If 2/3 < p <= 1, more than 1/3 of the contestants would win a car...with 2/3 winning a car when p=1.
 
No it's a simple game of influence; one of wits. Player picks, dealer who of course knows the correct choice, has to trick the player. If only the dealer is a telepath then of course it will be robbery. If both have enhanced perception then it can be a game. Since it's a thought experiment, say the player is unable to discern the winning pick and can only attempt to deduce the dealers intent.

Actually, that is a lack of thought experiment. The dealer may WANT to trick the player, but he limited to 2 possible courses of action. He can reveal a door with the goat, in which case you double your chance by switching, or he can reveal a door with the car, in which case the player loses whether or not he switches.

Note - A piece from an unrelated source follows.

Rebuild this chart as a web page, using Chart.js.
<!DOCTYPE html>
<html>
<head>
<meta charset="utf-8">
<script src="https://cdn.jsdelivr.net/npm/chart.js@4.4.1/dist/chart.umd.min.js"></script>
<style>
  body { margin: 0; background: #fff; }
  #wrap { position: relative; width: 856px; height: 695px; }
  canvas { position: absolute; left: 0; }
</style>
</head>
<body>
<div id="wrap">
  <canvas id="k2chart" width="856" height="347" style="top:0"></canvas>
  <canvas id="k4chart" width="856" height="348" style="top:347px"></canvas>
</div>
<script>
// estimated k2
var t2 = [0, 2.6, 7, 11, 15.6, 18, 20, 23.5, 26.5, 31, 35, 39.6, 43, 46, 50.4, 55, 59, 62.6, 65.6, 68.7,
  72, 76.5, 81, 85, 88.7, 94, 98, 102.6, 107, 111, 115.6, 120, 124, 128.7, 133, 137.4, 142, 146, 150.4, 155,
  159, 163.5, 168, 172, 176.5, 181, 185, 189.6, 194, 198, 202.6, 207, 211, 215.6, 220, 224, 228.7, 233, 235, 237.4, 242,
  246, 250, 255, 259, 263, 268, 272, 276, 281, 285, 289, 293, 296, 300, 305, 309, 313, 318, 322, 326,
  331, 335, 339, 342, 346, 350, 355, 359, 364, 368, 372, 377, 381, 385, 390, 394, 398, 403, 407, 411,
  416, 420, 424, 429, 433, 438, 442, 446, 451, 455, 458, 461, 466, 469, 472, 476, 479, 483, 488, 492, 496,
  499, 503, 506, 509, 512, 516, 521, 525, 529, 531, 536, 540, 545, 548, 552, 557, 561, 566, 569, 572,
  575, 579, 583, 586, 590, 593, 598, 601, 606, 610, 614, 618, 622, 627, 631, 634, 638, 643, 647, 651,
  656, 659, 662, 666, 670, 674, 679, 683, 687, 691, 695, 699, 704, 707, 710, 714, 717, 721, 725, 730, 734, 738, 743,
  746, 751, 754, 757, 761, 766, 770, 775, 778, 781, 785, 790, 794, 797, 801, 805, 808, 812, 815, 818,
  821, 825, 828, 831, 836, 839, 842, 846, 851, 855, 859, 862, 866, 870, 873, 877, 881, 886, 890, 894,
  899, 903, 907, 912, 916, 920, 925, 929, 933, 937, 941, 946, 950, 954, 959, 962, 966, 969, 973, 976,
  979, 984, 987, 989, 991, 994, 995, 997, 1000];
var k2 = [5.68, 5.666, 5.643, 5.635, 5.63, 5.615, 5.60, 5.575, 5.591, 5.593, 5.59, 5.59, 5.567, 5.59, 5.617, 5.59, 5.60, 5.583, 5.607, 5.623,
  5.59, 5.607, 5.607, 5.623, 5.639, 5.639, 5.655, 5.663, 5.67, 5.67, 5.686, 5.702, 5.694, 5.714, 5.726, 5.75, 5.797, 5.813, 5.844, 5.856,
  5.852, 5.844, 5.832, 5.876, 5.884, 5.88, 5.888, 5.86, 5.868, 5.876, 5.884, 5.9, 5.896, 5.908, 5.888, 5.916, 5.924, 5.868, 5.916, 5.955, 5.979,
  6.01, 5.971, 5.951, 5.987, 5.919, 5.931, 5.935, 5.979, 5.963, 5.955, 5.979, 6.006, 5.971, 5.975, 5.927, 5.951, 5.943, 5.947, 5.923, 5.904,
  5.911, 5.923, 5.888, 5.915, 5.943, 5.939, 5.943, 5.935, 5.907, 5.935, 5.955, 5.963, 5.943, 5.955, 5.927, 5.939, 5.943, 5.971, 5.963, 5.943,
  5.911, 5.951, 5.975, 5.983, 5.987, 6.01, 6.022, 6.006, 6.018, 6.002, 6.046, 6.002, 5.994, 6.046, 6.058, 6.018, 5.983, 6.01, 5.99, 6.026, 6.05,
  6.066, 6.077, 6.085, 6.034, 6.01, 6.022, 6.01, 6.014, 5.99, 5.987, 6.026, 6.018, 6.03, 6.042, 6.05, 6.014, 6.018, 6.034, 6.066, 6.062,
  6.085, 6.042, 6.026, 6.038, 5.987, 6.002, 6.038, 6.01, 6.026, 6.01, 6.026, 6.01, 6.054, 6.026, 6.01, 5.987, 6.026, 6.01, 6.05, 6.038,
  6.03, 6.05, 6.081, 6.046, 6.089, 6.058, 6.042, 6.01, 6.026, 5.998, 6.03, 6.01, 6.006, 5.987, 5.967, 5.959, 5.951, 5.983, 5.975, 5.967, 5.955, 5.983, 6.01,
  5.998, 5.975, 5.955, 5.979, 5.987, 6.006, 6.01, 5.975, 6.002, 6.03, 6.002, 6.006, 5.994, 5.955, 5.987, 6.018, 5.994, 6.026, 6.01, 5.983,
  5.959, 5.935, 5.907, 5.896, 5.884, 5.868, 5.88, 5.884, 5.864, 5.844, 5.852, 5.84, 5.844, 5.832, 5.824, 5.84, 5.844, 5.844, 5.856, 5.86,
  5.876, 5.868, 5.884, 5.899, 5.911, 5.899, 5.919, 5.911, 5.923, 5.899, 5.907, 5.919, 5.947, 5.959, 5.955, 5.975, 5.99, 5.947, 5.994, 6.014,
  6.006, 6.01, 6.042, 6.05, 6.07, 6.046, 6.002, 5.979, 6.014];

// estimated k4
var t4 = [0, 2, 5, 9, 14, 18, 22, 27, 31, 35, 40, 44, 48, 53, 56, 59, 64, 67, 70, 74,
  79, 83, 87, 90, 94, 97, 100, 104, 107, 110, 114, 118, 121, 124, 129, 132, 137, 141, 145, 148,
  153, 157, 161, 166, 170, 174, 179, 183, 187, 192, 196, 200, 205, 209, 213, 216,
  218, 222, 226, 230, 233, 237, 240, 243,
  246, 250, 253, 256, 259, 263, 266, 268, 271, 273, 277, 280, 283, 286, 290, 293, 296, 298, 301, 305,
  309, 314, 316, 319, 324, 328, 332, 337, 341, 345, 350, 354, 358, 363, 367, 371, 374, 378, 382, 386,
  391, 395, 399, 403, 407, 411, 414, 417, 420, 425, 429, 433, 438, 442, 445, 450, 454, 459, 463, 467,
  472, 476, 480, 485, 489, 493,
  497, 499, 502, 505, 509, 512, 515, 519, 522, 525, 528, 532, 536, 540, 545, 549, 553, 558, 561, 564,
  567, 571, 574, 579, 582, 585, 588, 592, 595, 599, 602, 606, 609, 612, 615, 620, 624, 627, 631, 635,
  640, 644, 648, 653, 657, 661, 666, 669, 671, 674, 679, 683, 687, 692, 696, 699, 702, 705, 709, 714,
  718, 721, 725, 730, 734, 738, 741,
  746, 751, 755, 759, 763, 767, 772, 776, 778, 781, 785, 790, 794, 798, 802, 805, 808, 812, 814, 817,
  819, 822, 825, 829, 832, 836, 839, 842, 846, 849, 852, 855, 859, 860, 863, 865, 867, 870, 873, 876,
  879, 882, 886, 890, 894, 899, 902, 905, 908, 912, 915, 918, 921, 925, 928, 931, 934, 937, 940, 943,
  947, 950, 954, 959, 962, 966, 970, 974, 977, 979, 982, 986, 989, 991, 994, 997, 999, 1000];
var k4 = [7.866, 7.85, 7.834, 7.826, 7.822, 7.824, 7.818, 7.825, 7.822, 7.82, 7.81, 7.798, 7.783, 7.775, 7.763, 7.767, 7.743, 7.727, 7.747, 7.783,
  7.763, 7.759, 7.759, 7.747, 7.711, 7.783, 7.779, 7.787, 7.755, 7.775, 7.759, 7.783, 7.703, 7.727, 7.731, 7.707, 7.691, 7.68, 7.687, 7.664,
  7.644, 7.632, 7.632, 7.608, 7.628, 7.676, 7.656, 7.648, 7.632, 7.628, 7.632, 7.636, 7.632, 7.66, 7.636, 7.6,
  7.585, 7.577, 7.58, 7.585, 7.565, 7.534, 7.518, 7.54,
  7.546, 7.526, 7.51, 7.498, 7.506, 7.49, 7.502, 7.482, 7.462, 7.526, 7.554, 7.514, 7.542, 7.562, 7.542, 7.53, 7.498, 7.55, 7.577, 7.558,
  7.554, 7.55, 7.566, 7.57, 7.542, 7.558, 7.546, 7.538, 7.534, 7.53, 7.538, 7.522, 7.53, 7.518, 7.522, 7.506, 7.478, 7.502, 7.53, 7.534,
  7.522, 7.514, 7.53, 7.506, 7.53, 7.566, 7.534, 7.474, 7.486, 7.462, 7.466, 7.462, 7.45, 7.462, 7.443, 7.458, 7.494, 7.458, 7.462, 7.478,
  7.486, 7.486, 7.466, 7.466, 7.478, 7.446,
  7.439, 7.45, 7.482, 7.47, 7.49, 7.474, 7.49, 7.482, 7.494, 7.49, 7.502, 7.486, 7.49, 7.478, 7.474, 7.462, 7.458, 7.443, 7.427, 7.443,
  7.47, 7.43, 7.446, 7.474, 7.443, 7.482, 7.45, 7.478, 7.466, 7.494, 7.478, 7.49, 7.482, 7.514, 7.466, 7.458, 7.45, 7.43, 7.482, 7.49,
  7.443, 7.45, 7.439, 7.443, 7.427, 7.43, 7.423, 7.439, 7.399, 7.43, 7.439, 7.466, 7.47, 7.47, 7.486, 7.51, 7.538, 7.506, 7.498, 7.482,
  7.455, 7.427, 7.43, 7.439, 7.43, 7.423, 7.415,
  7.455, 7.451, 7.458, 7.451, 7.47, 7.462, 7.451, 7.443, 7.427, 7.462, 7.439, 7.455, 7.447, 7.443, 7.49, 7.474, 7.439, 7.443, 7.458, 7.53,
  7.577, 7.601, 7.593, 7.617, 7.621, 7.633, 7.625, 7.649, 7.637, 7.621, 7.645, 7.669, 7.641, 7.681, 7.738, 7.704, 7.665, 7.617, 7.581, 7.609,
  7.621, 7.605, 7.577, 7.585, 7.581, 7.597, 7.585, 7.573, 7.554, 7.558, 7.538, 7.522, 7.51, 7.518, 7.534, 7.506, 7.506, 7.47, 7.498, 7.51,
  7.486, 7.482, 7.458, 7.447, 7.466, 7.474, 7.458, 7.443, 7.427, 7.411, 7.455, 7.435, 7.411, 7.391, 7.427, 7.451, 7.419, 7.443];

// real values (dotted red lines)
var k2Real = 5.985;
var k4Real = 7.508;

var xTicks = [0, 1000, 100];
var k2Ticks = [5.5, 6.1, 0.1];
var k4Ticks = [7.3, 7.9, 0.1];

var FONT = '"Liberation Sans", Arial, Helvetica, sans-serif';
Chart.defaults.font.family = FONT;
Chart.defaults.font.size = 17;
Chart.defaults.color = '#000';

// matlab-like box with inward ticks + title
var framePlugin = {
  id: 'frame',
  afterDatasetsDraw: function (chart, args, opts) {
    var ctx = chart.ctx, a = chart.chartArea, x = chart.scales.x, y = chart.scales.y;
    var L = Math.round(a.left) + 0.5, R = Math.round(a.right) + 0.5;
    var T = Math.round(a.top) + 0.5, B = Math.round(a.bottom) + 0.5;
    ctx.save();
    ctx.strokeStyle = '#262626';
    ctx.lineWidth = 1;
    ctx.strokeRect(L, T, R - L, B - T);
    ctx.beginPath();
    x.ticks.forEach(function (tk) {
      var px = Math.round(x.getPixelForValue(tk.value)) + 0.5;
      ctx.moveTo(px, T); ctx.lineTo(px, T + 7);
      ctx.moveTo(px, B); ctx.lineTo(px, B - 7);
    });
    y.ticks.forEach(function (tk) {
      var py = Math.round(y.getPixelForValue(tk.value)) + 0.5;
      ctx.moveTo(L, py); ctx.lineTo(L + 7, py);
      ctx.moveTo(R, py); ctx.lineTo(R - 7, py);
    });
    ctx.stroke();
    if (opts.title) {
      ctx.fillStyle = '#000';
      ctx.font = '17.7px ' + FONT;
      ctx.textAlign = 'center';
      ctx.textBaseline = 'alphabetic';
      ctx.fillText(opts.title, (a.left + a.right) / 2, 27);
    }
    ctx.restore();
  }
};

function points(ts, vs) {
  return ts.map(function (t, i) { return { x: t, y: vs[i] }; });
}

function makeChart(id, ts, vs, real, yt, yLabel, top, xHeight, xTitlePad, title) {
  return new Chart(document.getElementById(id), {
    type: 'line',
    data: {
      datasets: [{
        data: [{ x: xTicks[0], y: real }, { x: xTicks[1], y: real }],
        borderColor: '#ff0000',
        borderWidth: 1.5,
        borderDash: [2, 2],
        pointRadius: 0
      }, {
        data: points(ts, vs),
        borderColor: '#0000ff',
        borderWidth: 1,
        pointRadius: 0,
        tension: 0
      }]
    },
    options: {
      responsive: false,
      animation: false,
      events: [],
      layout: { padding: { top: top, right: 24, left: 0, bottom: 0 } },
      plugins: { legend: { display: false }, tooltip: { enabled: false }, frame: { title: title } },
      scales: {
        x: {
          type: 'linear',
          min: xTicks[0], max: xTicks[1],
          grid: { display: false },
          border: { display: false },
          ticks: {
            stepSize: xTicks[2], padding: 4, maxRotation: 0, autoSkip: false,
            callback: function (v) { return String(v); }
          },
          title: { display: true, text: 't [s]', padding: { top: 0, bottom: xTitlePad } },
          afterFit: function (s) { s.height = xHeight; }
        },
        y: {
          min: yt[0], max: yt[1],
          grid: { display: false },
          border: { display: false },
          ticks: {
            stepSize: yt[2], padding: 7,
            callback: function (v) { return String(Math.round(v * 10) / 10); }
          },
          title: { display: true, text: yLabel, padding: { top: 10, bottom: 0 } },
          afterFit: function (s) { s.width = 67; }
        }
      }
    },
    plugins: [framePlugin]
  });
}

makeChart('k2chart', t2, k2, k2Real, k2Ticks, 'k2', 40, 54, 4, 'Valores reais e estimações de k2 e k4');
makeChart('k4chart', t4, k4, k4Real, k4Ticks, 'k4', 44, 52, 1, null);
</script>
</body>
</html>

There is no scope for the dealer to be deceptive.
 
Fwiw … if you flipped a coin an infinite number of times, it Is essentially guaranteed that it would land on one side 1000x in a row an infinite number of times.

i.e. Infinity is really big .. 10^301 is still quite small when compared to infinity.

That’s not true at all.

10^301 is such a crazy small chance, it could easily never happen.

It *should* happen. But it doesn’t have to.

If we want to get into this type of talk, I could easily say that it could happen 3x in a row, or even it would happen in 10,000 tosses it would land on heads because we flipped for infinity.

Just because the odds aren’t a true zero, doesn’t mean it has to happen.
 
No it's a simple game of influence; one of wits. Player picks, dealer who of course knows the correct choice, has to trick the player. If only the dealer is a telepath then of course it will be robbery. If both have enhanced perception then it can be a game. Since it's a thought experiment, say the player is unable to discern the winning pick and can only attempt to deduce the dealers intent.

More gibberish.

You’re making shit up that doesn’t even make sense now.

Keep dancing and entertaining.


For entertainment purpose, tell us all how in your fantasy, any dealer could perform the scenario you started with (showing the player one) and somehow be a game of wits?

If dealer shows a card, the player should always swap. No matter what dealer says or does.

It’s a winning strategy no matter what. Unless dealer has odds on money or is cheating.


You have chosen an extremely easy scenario with only 9 possible outcomes. Which all but prevents the dealer from doing anything especially fancy.